From temple gold to the Met Gala

Nowhere is this translation from fruit to form more literal than in the South Indian manga malai. Sotheby’s, in its description of a 19th-century manga malai from Tamil Nadu, notes its use at weddings and in Bharatanatyam performances, and traces the form back to the Chola period and earlier sculptural traditions.


 A traditional 19th-century manga malai.
A traditional 19th-century manga malai.
Chand Begum, Delhi/ Instagram

Crucially, it also describes the mango in the neckpiece as a symbol of love and fertility. That single necklace, thus, carries the cultural weight of several centuries at once: devotion, dance, bridal desire, temple memory and the body made auspicious through design.


Perhaps that is why the mango’s reappearance on the 2026 Met Gala carpet did not feel whimsical. Isha Ambani’s ensemble included a crochet bag holding a bronze mango sculpture by Subodh Gupta from his Aam Aadmi series. On one of the world’s most photographed red carpets, the mango remained instantly readable as Indian. In the global luxury circuit, it was seen as an art object: a witty, self-aware sign of Indian visual culture.


That is why the ubiquitous nature of the mango in India persists: because it can still travel between domestic memory and cosmopolitan display without losing its recognisability. It is food, certainly, but it is also beauty, taste, aspiration, love, and, crucially, art.

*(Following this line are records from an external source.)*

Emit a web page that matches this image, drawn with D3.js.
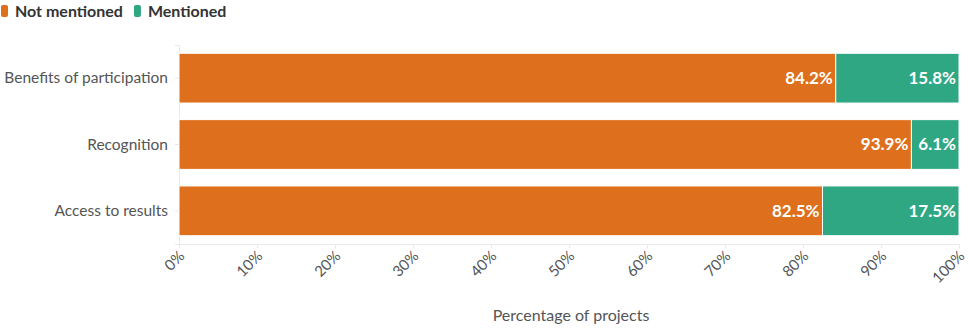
<html>
<head>
<script src="https://d3js.org/d3.v7.min.js"></script>
<style>
  body { margin: 0; background: #fff; }
  svg text { font-family: "Source Sans Pro", Lato, "Noto Sans", sans-serif; }
  .domain { stroke: #e8e8e8; }
  .tick line { stroke: #e8e8e8; }
</style>
</head>
<body>
<svg id="chart" width="969" height="329"></svg>
<script>
// data
const categories = ["Benefits of participation", "Recognition", "Access to results"];
const notMentioned = [84.2, 93.9, 82.5];
const mentioned = [15.8, 6.1, 17.5];
const seriesNames = ["Not mentioned", "Mentioned"];
const xTicks = [0, 10, 20, 30, 40, 50, 60, 70, 80, 90, 100];

const colors = ["#de6f1c", "#2fa783"];

const svg = d3.select("#chart");
const plotLeft = 179, plotRight = 959, plotTop = 45, plotBottom = 244;

const x = d3.scaleLinear().domain([0, 100]).range([plotLeft, plotRight]);
const y = d3.scaleBand().domain(categories).range([plotTop, plotBottom])
            .paddingInner(0.25).paddingOuter(0.125);

// axes
const xAxis = svg.append("g").attr("transform", "translate(0," + plotBottom + ")")
  .call(d3.axisBottom(x).tickValues(xTicks).tickSize(4).tickFormat(d => d + "%"));
xAxis.selectAll("text")
  .attr("text-anchor", "end")
  .attr("fill", "#555")
  .style("font-size", "15px")
  .attr("dy", null).attr("y", 0)
  .attr("transform", "translate(6,13) rotate(-45)");

const yAxis = svg.append("g").attr("transform", "translate(" + plotLeft + ",0)")
  .call(d3.axisLeft(y).tickSize(4).tickPadding(7));
yAxis.selectAll("text").attr("fill", "#555").style("font-size", "15.5px").attr("dy", "0.33em");

// stacked bars
const rows = categories.map((c, i) => ({ cat: c, vals: [notMentioned[i], mentioned[i]] }));
rows.forEach(r => {
  let start = 0;
  r.vals.forEach((v, j) => {
    svg.append("rect")
      .attr("x", x(start))
      .attr("y", y(r.cat))
      .attr("width", x(start + v) - x(start))
      .attr("height", y.bandwidth())
      .attr("fill", colors[j])
      .attr("stroke", "#fff")
      .attr("stroke-width", 1);
    svg.append("text")
      .attr("x", x(start + v) - 3)
      .attr("y", y(r.cat) + y.bandwidth() / 2)
      .attr("dy", "0.35em")
      .attr("text-anchor", "end")
      .attr("fill", "#fff")
      .attr("stroke", colors[j])
      .attr("stroke-width", 3)
      .attr("paint-order", "stroke")
      .style("font-size", "17px")
      .style("font-weight", "bold")
      .text(v.toFixed(1) + "%");
    start += v;
  });
});

// axis title
svg.append("text")
  .attr("x", (plotLeft + plotRight) / 2 + 2)
  .attr("y", 321)
  .attr("text-anchor", "middle")
  .attr("fill", "#555")
  .style("font-size", "16px")
  .text("Percentage of projects");

// legend
let lx = 1;
seriesNames.forEach((s, i) => {
  svg.append("rect").attr("x", lx).attr("y", 5).attr("width", 7).attr("height", 12)
    .attr("rx", 2).attr("fill", colors[i]);
  const t = svg.append("text").attr("x", lx + 14).attr("y", 17)
    .attr("fill", "#333").style("font-size", "16px").style("font-weight", "bold").text(s);
  lx += 14 + t.node().getComputedTextLength() + 11;
});
</script>
</body>
</html>
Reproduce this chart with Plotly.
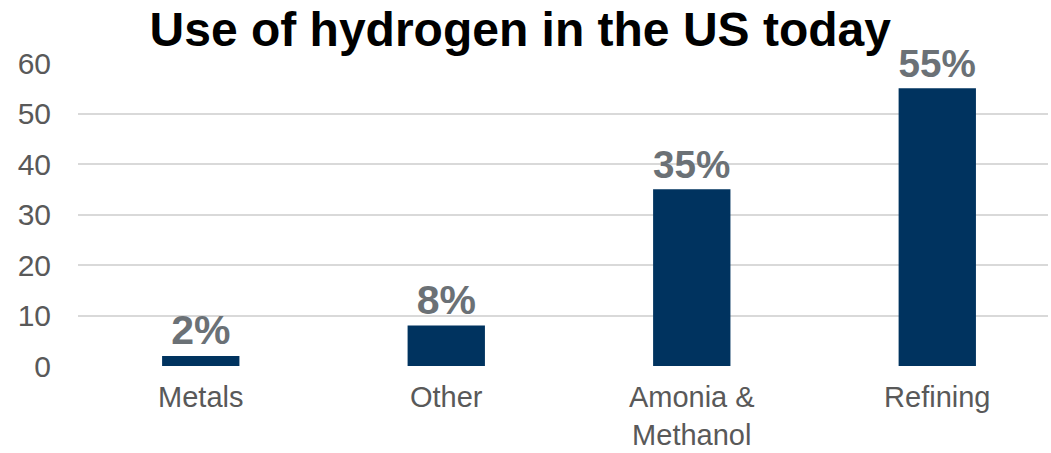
import plotly.graph_objects as go

categories = ["Metals", "Other", "Amonia &<br>Methanol", "Refining"]
values = [2, 8, 35, 55]
labels = ["2%", "8%", "35%", "55%"]
y_ticks = [0, 10, 20, 30, 40, 50, 60]

fig = go.Figure(go.Bar(
    x=list(range(len(categories))), y=values, text=labels,
    textposition="outside", cliponaxis=False,
    marker=dict(color="#00335F", line=dict(width=0)),
    width=0.315,
    textfont=dict(family="Liberation Sans, Arial", size=41, color="#6B7176", weight="bold"),
))
fig.update_layout(
    width=1051, height=453,
    margin=dict(l=78, r=3, t=63, b=87),
    plot_bgcolor="white", paper_bgcolor="white",
    title=dict(text="<b>Use of hydrogen in the US today</b>", x=0.495, xanchor="center",
               y=0.935, yanchor="middle",
               font=dict(family="Liberation Sans, Arial", size=48, color="black")),
    showlegend=False,
    xaxis=dict(tickmode="array", tickvals=list(range(len(categories))), ticktext=categories,
               range=[-0.5, 3.451], showgrid=False, zeroline=False, showline=False,
               automargin=False,
               tickfont=dict(family="Liberation Sans, Arial", size=29, color="#595959"),
               ticks="outside", ticklen=5, tickcolor="rgba(0,0,0,0)"),
    yaxis=dict(range=[0, 60], tickvals=y_ticks, showgrid=True, gridcolor="#D9D9D9", gridwidth=2,
               zeroline=False, showline=False, automargin=False,
               tickfont=dict(family="Liberation Sans, Arial", size=30, color="#595959"),
               ticklabelstandoff=26),
    bargap=0.7,
)
fig.write_html("out.html")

India has never treated it as mere produce; the mango is the nation’s way of feeling and understanding form — sweetness and desire made visible, and beauty given a shape that we would recognise anywhere.


For a familiar taste of the aroma, flavour, and heritage of India's finest mangoes, visit the Indian Mango Festival in Sydney, on June 21.

Was Isha Ambani carrying a mango at the Met Gala?

Isha Ambani was not carrying the mango fruit at the Met Gala 2026. Her ensemble included a crochet bag holding a bronze mango sculpture by Subodh Gupta from his Aam Aadmi series.

Was the Buddha given a mango tree?

Yes, it is said that the Buddha himself was gifted a mango grove so he might rest in its shade. 

How is mango present in art and music?

The bough of the mango tree is often mentioned in classical compositions and in several popular Bollywood songs, especially when expressing flirtation, spring, ache or rural romance. Mangoes are also often seen in the vibrant, modern lexicon of tribal art, primarily in Gond paintings. 

How is mango used in Indian literature?

Indian vernacular literature frequently mentions mangoes, particularly in Braj classics and in the works of Amir Khusrau, as a part of everyday living.

  1. Is the shape of the mango the same as the paisley?

  1. Yes. Thus, in India, the paisley is often called the kairi or ambi motif, both of which are words for mango.

  1. What is a manga malai?

  1. Manga malai or ‘mango garland’ is a type of necklace that has the mango (or manga) shape as its main design element. This design can be traced back to the Cholas and is typically used in Bharatanatyam performances or weddings in Tamil Nadu. It signifies love and fertility.